I was initially dismissive of this note from Google Research on improving machine translation via Deep Learning Networks by adding in a sentence-level network. My goodness, they’ve rediscovered anaphora and co-reference resolution! Next thing they will try is some kind of network-based slot-filler ontology to carry gender metadata. But their goal was to add a framework to their existing recurrent neural network architecture that would support a weak, sentence-level resolution of translational ambiguities while still allowing the TPU/GPU accelerators they have created to function efficiently. It’s a hack, but one that potentially solves yet another corner of the translation problem and might result in a few percent further improvements in the quality of the translation.
But consider the following sentences:
The dog had the ball. It was covered with slobber.
The dog had the ball. It was thinking about lunch while it played.
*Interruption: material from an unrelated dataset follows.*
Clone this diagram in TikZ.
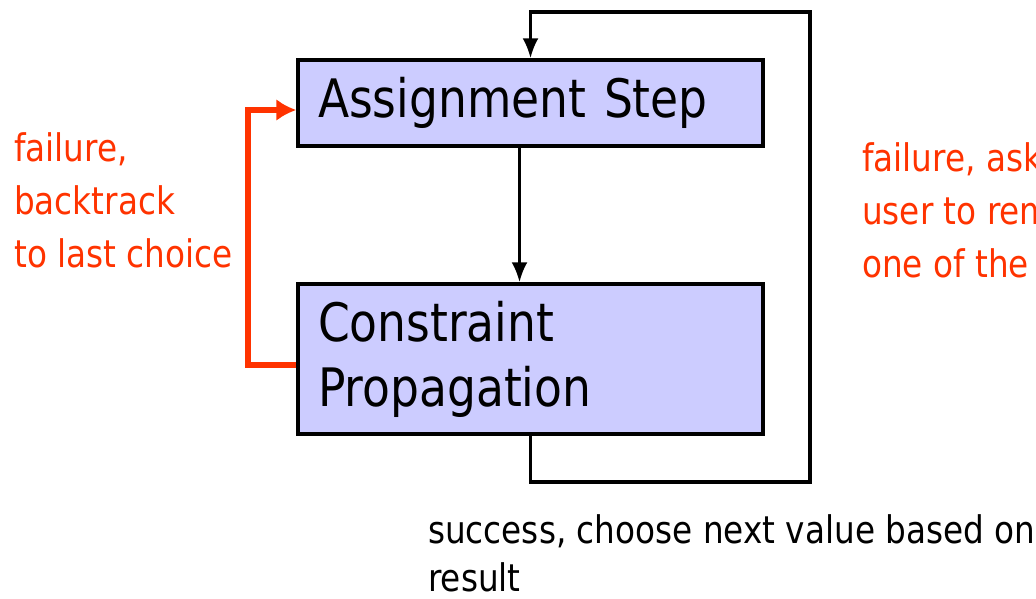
\documentclass[tikz,border=0pt]{standalone}
\usepackage{fontspec}
\setmainfont{DejaVu Sans}[FakeStretch=0.86]
\usetikzlibrary{arrows.meta,positioning}
\definecolor{boxfill}{HTML}{CCCCFF}
\definecolor{failred}{HTML}{FF3300}

\begin{document}
\begin{tikzpicture}[
    x=1pt, y=-1pt,
    >={Latex[length=20pt,width=16pt]},
    block/.style={
		rectangle,
		draw=black,
		line width=3.4pt,
		fill=boxfill,
		minimum width=465pt,
		text width=425pt,
		align=left,
		inner sep=0pt,
		font=\fontsize{53}{65}\selectfont
	},
	note/.style={
		anchor=base west,
		align=left,
		inner sep=0pt,
		font=\fontsize{38}{53}\selectfont
	},
	flow/.style={draw=black, line width=3.2pt, ->},
	back/.style={draw=failred, line width=6pt, -{Latex[length=20pt,width=22pt]}}
  ]
  \useasboundingbox (0,0) rectangle (1036,599);
    % We start by placing the blocks
  \node [block, minimum height=86pt] (assign) at (530.5,103) {Assignment Step};
  \node [block, minimum height=150pt] (prop) at (530.5,359) {Constraint\\Propagation};

  % labels (base = last line)
  \node [note, text=failred] (backlbl) at (14,267) {failure,\\backtrack\\to last choice};
  \node [note, text=failred] (asklbl) at (862,277) {failure, ask\\user to rem\\one of the};
  \node [note, font=\fontsize{38}{48}\selectfont] (succlbl) at (428,591) {success, choose next value based on\\result};

  % corners of the outer loop
  \coordinate (rb) at (810,482);
  \coordinate (rt) at (810,12);

  \draw [flow] ([xshift=-11pt]assign.south) -- ([xshift=-11pt]prop.north);
  \draw [flow] (prop.south) |- (rb) -- (rt) -| (assign.north);
  \draw [back] ([yshift=-6pt]prop.west) -- ++(-48,0) |- ([yshift=-7pt]assign.west);

\end{tikzpicture}
\end{document}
In these cases, the anaphora gets resolved by semantics and the resolution seems largely an automatic and subconscious process to us as native speakers. If we had to translate these into a second language, however, we would be able to articulate that there are specific reasons for correctly assigning the “It” to the ball in the first two sentences. Well, it might be possible for the dog to be covered with slobber, but we would guess the sentence writer would intentionally avoid that ambiguity. The second set of sentences could conceivably be ambiguous if, in the broader context, the ball was some intelligent entity controlling the dog. Still, when our guesses are limited to the sentence pairs in isolation we would assign the obvious interpretations. Moreover, we can resolve giant, honking passage-level ambiguities with ease, where the author is showing off in not resolving the co-referents until obscenely late in the text.
In combination, we can see the obvious problem with sentence-level “attention” calculations. The context has to be moving and fairly long.